CHALLENGE — Records follow. Select each line holding "that".

RECORDS SUPPLIED —
## Start

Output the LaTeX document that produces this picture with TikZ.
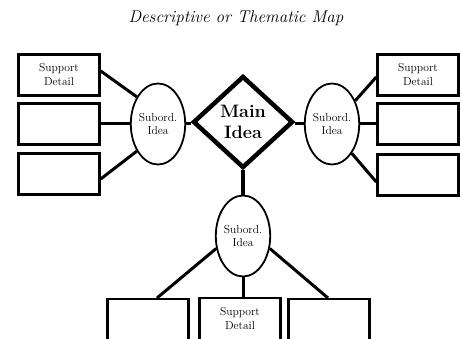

## End
## Start

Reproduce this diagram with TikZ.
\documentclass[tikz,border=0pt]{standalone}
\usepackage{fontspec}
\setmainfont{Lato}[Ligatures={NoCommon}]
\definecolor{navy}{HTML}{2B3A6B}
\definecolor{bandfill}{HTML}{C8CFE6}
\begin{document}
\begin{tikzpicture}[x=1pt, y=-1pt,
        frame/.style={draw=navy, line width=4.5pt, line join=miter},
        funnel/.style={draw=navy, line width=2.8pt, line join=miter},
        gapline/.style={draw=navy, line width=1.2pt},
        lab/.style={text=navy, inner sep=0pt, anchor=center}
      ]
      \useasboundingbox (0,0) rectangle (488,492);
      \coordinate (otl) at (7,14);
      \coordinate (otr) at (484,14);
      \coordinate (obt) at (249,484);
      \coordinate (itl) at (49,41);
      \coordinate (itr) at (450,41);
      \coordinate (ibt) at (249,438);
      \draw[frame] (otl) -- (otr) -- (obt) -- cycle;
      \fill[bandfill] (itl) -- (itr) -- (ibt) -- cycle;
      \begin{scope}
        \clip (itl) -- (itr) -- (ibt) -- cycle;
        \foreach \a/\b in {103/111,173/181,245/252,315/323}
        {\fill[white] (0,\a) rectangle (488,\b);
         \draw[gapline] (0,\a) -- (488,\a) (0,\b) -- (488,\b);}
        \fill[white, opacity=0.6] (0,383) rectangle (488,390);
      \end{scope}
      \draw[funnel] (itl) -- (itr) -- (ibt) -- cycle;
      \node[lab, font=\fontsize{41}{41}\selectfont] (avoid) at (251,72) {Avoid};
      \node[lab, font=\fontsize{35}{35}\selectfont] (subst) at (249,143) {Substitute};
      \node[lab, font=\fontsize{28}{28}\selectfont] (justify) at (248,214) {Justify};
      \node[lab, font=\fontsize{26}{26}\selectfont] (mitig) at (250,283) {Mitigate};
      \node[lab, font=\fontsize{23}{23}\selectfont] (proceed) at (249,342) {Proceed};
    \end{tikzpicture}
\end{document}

## End
## Start

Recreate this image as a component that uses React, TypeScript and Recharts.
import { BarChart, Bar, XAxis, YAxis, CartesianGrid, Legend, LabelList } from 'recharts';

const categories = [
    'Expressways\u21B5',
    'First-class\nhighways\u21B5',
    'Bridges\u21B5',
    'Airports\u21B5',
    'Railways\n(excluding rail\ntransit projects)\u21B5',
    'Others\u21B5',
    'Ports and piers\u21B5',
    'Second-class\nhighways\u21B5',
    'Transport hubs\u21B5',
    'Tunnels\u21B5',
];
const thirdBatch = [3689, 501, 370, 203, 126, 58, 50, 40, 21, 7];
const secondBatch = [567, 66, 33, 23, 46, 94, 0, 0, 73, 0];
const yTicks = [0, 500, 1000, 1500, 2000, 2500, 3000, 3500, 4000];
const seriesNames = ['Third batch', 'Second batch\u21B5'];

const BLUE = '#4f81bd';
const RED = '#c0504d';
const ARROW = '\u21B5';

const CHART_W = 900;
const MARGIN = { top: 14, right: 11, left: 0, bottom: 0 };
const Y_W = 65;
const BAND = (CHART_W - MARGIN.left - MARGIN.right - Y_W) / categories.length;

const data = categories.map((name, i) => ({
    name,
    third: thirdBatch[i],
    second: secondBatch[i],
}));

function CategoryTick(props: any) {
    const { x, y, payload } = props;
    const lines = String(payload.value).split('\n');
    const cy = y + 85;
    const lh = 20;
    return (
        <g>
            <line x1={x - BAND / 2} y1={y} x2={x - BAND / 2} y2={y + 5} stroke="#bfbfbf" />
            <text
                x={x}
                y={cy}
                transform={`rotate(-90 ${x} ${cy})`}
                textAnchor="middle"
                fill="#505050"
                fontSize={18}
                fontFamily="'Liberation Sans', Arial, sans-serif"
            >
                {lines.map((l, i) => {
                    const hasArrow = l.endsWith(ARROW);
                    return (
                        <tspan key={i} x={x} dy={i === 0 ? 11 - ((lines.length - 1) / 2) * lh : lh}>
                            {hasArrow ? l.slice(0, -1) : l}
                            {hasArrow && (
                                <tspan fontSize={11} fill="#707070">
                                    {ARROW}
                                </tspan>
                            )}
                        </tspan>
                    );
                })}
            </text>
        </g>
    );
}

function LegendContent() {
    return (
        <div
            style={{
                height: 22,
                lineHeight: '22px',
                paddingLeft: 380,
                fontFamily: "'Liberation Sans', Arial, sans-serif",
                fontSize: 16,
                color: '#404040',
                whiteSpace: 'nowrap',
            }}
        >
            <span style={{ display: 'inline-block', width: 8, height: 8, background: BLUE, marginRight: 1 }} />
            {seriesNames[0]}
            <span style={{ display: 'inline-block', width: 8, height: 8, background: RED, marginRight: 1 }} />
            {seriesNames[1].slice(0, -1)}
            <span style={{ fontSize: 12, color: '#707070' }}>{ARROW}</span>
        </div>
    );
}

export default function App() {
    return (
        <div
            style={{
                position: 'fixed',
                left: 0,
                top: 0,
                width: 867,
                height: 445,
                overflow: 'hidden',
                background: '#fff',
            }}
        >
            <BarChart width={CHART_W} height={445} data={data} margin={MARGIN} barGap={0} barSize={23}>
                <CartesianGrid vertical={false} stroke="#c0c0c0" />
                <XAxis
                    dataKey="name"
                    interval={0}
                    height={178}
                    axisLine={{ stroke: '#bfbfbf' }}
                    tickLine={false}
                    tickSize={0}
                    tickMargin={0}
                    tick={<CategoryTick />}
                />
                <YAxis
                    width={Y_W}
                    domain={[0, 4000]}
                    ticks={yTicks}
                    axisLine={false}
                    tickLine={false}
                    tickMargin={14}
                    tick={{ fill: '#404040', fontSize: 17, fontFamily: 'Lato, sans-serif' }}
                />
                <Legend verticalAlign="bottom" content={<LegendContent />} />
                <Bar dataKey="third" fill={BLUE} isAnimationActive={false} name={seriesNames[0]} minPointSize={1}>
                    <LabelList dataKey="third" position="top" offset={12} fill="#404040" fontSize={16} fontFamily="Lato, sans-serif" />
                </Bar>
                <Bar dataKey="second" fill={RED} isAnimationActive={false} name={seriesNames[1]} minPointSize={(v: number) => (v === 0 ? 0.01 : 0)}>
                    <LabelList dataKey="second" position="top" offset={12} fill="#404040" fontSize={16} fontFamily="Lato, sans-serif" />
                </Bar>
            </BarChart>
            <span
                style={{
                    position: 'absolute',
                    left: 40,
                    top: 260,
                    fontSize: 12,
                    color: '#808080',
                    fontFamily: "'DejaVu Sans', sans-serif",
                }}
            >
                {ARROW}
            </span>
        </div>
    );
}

## End

SOLUTION —
Output the LaTeX document that produces this picture with TikZ.
Recreate this image as a component that uses React, TypeScript and Recharts.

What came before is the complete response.